Reproduce exactly the lines from the line with "Emit a Python" through the line with "115.54, 119.40, 123.24]", both included, and no other lines.

# # # # # # #

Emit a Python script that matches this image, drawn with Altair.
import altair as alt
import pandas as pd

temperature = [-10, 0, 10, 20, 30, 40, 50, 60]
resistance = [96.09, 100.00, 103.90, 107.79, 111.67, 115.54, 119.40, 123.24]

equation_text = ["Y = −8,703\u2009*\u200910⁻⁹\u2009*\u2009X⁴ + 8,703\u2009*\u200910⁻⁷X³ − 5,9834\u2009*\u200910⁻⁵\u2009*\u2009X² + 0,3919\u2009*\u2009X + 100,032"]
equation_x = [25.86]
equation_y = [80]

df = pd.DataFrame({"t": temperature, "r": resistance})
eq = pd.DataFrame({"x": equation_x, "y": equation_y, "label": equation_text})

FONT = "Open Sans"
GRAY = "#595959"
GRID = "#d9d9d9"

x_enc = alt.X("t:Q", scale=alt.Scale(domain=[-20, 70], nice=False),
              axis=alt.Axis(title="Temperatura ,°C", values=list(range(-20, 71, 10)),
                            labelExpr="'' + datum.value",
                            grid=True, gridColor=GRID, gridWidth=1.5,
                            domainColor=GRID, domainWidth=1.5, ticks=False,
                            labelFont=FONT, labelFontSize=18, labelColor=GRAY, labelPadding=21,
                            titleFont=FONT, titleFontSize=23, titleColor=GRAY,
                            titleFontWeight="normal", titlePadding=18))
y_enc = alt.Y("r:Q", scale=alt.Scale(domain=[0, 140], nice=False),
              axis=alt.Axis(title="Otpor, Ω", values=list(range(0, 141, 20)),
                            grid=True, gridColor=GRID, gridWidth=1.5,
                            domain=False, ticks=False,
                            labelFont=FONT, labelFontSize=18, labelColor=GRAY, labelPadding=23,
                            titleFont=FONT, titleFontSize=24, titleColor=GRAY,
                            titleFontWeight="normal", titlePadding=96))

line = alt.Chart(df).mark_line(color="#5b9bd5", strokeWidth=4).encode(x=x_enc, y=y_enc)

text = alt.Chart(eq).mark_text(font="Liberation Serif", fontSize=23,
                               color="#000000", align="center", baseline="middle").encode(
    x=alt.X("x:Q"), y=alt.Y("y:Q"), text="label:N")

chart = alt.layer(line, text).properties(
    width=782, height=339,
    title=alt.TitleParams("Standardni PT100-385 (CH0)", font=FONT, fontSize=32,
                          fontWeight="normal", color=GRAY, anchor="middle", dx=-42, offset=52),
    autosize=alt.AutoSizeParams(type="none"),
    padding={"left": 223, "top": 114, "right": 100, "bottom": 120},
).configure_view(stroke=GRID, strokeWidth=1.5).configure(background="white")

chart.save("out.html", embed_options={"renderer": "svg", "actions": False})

# # # # # # #

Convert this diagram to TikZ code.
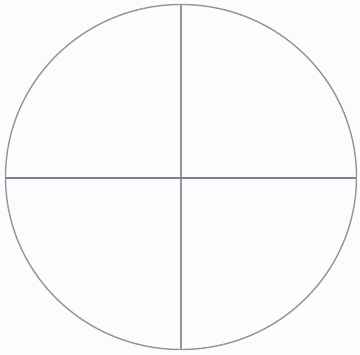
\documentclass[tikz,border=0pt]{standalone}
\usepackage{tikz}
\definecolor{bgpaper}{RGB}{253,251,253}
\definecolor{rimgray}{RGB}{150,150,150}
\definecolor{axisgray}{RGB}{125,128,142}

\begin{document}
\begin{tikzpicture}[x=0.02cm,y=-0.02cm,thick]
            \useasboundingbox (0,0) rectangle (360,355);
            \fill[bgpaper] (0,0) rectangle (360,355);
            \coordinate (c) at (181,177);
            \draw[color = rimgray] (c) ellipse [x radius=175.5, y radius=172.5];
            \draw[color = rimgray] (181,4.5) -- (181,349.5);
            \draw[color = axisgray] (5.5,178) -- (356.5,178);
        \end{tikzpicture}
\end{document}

# # # # # # #

- **FINISHED EXERCISE**:
Emit a Python script that matches this image, drawn with Altair.
import altair as alt
import pandas as pd

temperature = [-10, 0, 10, 20, 30, 40, 50, 60]
resistance = [96.09, 100.00, 103.90, 107.79, 111.67, 115.54, 119.40, 123.24]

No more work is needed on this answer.